→ **Material**:

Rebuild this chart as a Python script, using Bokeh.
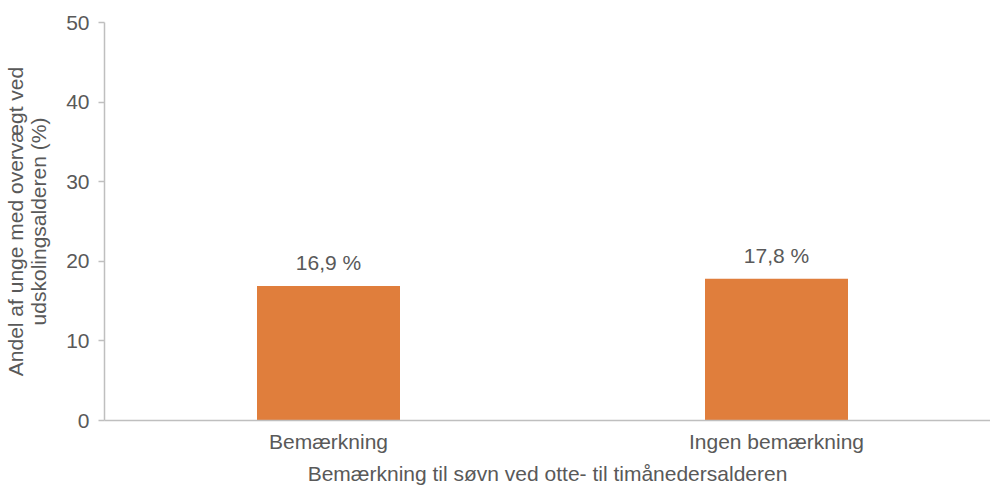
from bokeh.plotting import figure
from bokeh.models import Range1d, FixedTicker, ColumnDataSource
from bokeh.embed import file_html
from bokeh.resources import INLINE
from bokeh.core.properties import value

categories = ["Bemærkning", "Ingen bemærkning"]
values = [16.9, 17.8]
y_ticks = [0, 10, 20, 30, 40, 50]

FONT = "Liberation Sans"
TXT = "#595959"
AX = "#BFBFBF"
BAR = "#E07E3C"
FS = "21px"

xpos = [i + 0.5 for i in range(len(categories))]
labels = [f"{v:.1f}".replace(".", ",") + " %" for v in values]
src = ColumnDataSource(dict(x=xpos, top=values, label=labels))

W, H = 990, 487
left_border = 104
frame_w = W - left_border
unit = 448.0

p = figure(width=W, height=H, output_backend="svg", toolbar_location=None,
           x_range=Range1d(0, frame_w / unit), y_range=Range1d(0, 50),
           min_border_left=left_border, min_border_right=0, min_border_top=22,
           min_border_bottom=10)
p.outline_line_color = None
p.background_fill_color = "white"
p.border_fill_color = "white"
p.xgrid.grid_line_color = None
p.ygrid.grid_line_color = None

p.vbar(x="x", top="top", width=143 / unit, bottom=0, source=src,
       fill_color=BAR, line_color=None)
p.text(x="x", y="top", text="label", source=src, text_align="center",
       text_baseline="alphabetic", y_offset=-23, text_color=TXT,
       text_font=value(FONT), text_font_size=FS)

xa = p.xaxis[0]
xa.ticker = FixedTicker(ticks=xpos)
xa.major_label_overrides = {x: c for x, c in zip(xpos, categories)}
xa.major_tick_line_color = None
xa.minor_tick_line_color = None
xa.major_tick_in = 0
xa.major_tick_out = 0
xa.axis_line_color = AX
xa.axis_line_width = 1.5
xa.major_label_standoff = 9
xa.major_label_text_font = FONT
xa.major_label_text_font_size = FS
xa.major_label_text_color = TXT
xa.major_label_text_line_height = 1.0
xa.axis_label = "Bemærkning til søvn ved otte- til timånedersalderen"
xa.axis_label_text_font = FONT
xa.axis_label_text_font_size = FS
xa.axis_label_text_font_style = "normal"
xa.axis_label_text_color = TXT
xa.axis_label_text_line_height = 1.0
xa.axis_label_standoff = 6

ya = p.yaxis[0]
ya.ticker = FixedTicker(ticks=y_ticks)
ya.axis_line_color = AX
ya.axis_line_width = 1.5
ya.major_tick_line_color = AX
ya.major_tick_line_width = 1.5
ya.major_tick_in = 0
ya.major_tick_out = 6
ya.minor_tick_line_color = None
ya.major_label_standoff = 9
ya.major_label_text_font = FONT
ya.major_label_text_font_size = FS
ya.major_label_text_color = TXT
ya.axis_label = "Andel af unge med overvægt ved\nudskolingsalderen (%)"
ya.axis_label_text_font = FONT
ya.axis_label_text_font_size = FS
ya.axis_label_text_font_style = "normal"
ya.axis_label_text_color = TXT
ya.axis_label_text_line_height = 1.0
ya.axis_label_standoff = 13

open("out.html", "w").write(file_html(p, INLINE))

→ **Set task**: Write down every line from the opening of the listing to the line with "unit = 448.0", both included, and nothing else; the pictures are omitted.

→ **Task output**:
Rebuild this chart as a Python script, using Bokeh.
from bokeh.plotting import figure
from bokeh.models import Range1d, FixedTicker, ColumnDataSource
from bokeh.embed import file_html
from bokeh.resources import INLINE
from bokeh.core.properties import value

categories = ["Bemærkning", "Ingen bemærkning"]
values = [16.9, 17.8]
y_ticks = [0, 10, 20, 30, 40, 50]

FONT = "Liberation Sans"
TXT = "#595959"
AX = "#BFBFBF"
BAR = "#E07E3C"
FS = "21px"

xpos = [i + 0.5 for i in range(len(categories))]
labels = [f"{v:.1f}".replace(".", ",") + " %" for v in values]
src = ColumnDataSource(dict(x=xpos, top=values, label=labels))

W, H = 990, 487
left_border = 104
frame_w = W - left_border
unit = 448.0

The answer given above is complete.